- _EXERCISE_
Without the pictures, please reproduce only the lines from the one with "Generate a Python" through the one with "from bokeh.resources import INLINE", both included.

(Plotting code records)
· · · ·

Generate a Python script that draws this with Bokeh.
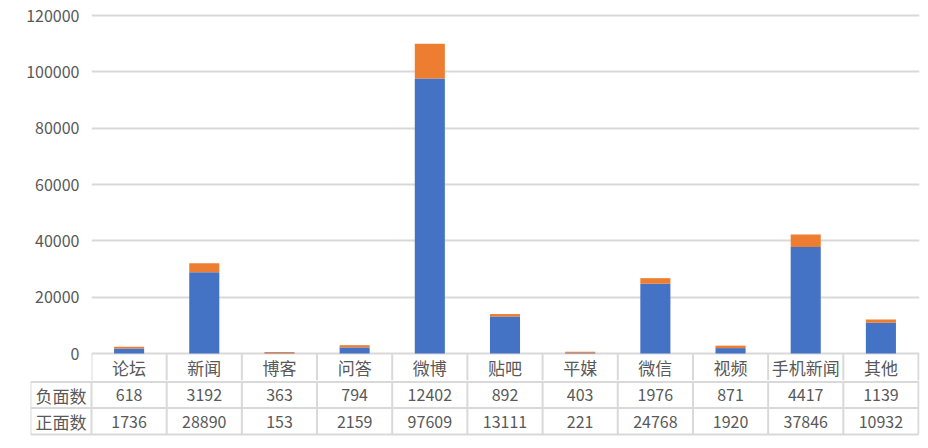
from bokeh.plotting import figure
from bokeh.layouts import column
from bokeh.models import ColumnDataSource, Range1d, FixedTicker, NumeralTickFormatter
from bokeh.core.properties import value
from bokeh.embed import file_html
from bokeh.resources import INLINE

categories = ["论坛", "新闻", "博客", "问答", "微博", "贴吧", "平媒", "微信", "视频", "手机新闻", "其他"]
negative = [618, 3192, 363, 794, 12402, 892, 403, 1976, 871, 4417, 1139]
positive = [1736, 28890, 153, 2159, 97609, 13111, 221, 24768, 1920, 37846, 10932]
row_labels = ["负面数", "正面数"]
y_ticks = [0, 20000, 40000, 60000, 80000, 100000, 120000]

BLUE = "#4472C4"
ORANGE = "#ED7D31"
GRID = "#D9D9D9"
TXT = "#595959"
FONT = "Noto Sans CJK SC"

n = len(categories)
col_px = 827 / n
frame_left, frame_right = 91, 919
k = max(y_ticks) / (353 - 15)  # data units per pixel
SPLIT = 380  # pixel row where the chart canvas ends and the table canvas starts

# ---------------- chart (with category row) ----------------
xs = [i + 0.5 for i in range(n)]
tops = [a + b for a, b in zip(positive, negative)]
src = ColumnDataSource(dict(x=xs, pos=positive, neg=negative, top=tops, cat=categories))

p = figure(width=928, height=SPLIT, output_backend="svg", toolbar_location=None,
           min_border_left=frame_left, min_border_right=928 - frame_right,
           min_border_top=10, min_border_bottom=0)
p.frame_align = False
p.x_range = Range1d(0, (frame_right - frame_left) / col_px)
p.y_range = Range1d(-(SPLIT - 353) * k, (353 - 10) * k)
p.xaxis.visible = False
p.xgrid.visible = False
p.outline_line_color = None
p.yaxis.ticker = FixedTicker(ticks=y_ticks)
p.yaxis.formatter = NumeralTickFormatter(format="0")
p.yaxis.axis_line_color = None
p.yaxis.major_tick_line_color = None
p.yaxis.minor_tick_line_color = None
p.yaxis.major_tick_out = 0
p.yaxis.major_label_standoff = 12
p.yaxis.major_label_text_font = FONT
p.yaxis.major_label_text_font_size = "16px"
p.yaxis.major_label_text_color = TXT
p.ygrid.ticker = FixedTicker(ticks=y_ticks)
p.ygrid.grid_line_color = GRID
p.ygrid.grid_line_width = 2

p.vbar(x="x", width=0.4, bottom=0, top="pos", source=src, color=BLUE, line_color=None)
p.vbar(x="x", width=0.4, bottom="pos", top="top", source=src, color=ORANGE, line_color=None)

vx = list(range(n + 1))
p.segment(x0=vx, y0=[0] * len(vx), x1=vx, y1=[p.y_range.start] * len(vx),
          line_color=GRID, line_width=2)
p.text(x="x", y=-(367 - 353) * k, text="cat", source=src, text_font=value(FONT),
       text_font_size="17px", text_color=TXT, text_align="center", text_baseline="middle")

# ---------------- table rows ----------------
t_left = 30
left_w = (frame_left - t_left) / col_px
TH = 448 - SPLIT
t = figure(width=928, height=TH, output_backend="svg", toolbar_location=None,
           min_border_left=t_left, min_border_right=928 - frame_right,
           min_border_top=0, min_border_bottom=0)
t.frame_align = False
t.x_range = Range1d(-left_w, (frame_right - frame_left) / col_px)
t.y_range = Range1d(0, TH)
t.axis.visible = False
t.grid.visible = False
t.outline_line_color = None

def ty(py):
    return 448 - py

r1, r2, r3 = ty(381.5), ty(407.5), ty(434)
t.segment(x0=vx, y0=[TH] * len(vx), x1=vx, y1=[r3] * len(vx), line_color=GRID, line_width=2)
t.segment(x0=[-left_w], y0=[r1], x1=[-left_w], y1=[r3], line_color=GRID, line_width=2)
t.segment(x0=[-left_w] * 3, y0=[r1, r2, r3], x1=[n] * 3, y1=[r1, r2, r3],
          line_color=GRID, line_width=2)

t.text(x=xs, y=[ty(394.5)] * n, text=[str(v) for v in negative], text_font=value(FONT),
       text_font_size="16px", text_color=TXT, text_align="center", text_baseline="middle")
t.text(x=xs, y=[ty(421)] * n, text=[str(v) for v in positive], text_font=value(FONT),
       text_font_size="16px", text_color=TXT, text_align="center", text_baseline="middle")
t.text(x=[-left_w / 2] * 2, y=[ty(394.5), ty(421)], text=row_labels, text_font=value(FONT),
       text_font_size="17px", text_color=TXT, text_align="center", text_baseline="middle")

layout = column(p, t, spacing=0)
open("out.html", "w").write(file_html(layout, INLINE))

· · · ·

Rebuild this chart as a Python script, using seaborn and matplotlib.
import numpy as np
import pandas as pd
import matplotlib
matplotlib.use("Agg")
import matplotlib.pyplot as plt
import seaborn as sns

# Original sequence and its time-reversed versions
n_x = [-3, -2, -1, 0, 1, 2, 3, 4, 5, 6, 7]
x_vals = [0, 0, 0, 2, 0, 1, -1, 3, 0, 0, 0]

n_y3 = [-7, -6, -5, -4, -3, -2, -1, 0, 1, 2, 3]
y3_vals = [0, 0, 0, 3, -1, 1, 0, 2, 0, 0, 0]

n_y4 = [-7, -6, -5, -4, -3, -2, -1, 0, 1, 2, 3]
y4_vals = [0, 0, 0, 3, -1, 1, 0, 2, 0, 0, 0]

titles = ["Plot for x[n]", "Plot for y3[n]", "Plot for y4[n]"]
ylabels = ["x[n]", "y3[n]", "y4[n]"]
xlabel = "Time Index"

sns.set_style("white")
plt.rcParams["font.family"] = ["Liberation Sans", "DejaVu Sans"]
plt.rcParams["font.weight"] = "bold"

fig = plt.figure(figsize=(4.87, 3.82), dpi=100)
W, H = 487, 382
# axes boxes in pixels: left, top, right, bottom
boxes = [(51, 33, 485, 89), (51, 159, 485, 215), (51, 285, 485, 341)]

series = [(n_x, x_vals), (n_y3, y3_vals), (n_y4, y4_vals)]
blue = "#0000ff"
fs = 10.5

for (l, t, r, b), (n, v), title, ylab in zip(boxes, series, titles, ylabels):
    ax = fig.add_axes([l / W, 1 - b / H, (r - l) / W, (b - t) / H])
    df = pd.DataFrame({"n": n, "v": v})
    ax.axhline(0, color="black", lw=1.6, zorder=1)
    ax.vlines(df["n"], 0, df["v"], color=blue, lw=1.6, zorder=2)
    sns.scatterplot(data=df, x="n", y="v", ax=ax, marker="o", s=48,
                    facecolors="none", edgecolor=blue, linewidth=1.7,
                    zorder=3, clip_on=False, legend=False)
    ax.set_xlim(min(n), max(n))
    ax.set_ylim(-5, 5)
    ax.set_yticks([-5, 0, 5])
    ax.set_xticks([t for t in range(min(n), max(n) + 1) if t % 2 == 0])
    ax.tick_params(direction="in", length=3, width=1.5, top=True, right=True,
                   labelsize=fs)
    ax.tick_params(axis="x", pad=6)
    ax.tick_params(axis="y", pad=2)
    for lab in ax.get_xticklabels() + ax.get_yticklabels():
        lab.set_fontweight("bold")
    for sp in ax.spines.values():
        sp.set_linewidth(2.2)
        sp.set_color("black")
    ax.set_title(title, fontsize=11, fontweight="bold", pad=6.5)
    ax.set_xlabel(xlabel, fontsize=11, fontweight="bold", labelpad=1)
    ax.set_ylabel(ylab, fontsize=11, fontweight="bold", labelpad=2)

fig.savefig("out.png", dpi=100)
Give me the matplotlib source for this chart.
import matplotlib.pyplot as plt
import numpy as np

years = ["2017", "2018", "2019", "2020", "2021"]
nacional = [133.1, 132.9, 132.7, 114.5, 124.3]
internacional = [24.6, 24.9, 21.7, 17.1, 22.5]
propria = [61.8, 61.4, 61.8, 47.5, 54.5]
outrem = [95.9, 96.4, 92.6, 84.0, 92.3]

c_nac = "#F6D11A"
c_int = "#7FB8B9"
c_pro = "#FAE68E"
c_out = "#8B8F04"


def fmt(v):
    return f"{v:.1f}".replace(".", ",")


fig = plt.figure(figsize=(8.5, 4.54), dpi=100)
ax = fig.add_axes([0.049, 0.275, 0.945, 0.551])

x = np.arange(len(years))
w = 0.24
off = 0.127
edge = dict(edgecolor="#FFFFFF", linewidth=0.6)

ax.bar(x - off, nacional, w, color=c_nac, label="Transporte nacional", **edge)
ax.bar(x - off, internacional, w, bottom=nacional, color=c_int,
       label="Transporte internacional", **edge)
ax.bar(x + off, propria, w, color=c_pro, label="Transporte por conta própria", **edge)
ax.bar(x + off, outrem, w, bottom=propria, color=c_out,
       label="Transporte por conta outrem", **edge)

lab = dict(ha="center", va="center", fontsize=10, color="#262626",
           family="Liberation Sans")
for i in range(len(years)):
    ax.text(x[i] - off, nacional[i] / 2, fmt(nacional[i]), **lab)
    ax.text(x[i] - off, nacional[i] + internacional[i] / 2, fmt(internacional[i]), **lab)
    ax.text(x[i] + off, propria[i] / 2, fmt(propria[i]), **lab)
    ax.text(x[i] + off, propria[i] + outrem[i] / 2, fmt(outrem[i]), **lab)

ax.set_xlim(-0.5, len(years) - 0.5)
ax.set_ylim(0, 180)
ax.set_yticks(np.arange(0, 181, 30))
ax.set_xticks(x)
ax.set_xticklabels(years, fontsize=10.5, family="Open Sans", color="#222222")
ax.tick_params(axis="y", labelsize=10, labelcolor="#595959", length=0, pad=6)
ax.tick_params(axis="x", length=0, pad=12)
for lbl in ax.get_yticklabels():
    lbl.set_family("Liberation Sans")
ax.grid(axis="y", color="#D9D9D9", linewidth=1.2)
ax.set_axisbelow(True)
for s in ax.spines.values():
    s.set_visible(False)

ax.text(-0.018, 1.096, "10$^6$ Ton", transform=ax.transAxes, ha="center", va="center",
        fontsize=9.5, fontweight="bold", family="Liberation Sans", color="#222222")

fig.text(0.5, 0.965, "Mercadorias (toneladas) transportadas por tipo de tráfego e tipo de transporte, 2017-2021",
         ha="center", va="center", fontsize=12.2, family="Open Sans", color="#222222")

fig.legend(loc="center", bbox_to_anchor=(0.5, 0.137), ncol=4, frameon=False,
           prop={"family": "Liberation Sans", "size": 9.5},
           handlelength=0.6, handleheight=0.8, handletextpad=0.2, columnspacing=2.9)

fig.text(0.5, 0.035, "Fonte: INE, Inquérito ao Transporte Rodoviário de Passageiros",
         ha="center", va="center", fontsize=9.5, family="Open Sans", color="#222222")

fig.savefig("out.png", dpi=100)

· · · ·

- _PROBLEM SOLUTION_
Generate a Python script that draws this with Bokeh.
from bokeh.plotting import figure
from bokeh.layouts import column
from bokeh.models import ColumnDataSource, Range1d, FixedTicker, NumeralTickFormatter
from bokeh.core.properties import value
from bokeh.embed import file_html
from bokeh.resources import INLINE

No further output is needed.